La piccola comunità, poco meno di 3.000 abitanti, con i propri fondi non riuscì a far fronte all’emergenza. A vincere fu sempre il fuoco, che perseguì la sua opera distruttiva e mostrò presto i suoi effetti anche in superficie: intaccò le falde acquifere, indebolì il terreno, uccise la vegetazione, sciolse persino l’asfalto delle strade creando voragini e crepe, ma soprattutto inquinò l’aria con una nebbia di ceneri e fumo bianco, acre.

L’allarme si fece ancora più pressante nel 1979 quando la temperatura delle cisterne di benzina interrate raggiunse  i 77,8°C. E ancora, nel febbraio del 1981, quando un ragazzino di 12 anni, Todd Dombowski  sprofondò in una buca apertasi all’improvviso a causa dell’incendio sotterraneo.

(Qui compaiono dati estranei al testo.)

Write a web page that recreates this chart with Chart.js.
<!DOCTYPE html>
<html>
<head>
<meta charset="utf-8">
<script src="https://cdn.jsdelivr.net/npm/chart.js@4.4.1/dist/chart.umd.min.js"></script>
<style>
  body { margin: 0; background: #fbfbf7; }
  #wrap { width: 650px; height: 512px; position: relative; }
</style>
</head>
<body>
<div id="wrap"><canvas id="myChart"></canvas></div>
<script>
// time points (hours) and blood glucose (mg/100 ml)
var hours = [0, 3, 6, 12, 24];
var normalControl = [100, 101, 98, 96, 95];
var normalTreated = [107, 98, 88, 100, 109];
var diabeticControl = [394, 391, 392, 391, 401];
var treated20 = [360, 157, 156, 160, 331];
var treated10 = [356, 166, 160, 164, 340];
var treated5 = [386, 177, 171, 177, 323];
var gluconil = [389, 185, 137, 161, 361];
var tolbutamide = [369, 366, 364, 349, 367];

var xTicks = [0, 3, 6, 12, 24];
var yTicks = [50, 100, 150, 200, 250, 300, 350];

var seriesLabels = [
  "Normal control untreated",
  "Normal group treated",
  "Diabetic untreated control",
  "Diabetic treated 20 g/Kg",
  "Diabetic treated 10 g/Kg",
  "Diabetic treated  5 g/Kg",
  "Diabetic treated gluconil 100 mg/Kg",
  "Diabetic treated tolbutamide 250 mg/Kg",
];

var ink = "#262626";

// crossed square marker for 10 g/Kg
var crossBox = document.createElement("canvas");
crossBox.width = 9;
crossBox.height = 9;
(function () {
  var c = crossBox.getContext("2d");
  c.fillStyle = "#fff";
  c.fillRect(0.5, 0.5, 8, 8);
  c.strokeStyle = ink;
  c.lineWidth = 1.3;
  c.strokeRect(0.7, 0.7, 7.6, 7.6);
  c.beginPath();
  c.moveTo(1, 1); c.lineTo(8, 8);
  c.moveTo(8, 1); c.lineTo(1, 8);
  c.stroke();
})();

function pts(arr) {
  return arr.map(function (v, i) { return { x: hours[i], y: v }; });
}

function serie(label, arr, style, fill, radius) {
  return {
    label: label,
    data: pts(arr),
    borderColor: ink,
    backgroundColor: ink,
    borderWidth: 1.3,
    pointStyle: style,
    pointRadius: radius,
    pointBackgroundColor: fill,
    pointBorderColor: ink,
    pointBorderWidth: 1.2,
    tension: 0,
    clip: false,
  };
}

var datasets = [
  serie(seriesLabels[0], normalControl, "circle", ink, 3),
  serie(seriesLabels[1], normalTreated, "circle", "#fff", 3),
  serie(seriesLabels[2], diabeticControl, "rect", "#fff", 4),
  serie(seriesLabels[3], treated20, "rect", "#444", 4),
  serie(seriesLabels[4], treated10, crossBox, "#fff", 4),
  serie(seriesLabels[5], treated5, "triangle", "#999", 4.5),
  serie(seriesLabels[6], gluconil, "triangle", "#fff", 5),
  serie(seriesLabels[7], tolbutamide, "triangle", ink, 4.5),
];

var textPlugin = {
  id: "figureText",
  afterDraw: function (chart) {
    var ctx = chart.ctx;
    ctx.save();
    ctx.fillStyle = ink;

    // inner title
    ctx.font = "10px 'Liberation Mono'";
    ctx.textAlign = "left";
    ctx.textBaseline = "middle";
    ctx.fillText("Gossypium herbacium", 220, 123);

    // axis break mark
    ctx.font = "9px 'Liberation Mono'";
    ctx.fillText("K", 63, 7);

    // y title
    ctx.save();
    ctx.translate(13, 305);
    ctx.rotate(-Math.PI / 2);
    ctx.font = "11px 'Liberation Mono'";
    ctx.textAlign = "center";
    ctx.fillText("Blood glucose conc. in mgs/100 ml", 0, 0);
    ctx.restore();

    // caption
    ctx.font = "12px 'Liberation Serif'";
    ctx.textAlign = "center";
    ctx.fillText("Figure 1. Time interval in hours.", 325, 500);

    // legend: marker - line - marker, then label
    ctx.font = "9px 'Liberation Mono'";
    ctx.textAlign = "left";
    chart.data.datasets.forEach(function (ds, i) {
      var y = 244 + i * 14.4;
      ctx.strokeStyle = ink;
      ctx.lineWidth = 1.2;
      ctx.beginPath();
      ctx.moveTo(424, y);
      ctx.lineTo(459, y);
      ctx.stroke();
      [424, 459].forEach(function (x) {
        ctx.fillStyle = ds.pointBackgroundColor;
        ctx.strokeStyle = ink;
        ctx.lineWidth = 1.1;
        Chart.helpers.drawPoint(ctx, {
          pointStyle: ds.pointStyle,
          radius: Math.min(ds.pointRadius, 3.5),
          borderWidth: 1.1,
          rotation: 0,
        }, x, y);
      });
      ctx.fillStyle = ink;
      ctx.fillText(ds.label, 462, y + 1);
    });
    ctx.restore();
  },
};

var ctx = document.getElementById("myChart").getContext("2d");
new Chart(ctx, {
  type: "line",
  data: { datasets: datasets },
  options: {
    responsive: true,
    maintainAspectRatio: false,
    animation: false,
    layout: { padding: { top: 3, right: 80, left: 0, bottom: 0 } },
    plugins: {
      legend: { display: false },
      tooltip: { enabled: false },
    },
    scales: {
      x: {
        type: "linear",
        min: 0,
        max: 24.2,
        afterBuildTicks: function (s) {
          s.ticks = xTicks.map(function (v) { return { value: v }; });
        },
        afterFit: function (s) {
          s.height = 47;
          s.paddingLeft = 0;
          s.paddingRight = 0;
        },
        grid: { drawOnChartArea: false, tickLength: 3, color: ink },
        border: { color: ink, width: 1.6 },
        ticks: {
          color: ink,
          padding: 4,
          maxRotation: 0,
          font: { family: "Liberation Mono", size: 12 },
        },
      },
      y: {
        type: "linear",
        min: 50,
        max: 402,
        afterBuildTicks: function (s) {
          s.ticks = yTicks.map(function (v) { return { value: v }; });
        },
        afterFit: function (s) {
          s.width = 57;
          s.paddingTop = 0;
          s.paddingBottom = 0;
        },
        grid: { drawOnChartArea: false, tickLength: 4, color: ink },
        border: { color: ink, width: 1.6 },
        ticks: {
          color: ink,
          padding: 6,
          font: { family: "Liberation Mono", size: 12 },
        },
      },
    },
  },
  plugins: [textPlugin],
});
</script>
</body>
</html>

L’intervento di un parente lo salvò dal fuoco, dallo sprofondamento e dalle venefiche esalazioni di monossido di carbonio.

Il governo federale degli Stati Uniti, nei vent’anni successivi allo scoppio dell’incendio, ha proceduto alla lenta evacuazione della cittadina, stanziando quasi 42 milioni di dollari per abbattere gli edifici pericolanti e trasferire gli abitanti nelle vicine comunità.

Ma se l’emergenza degli evacuati è stata risolta, trasformando oggi Centralia in una città fantasma nella quale i residenti rimasti si contano sulle dita delle mani (erano solo 7 nel 2013), non si è affatto risolto il problema all’origine dell’evacuazione: le fiamme continuano ad ardere, alimentandosi di antracite da oltre 50 anni e, secondo le stime, se lasciate a sé stesse, seguiteranno a farlo per almeno altri 250 anni.

Un fuoco praticamente eterno a più di 100 metri di profondità, un inferno di fiamme ed esalazioni venefiche sviluppatosi su una superficie di quasi 3.700 acri (circa 15 kmq), che ha minacciato e minaccia tutt’ora persone, flora, fauna, ambiente e strutture umane. Una tragedia che ha trasformato una zona, un tempo appartenuta ai nativi americani e poi cresciuta industrialmente proprio grazie all’attività estrattiva generata dal ricco sottosuolo, in una città fantasma, una macabra attrazione turistica per i più coraggiosi. Basti pensare che ha ispirato persino un film, Silent Hill, tratto dall’omonimo videogioco horror ambientato appunto in una città disabitata e in rovina, popolata da mostri e pericoli di vario genere.

 

Ma non si pensi che quello di Centralia sia un caso isolato. Sono migliaia gli incendi attivi in miniere di carbone presenti in ogni continente e rappresentano sempre più una seria minaccia globale per l’ambiente e la salute a causa delle sostanze tossiche che sprigionano.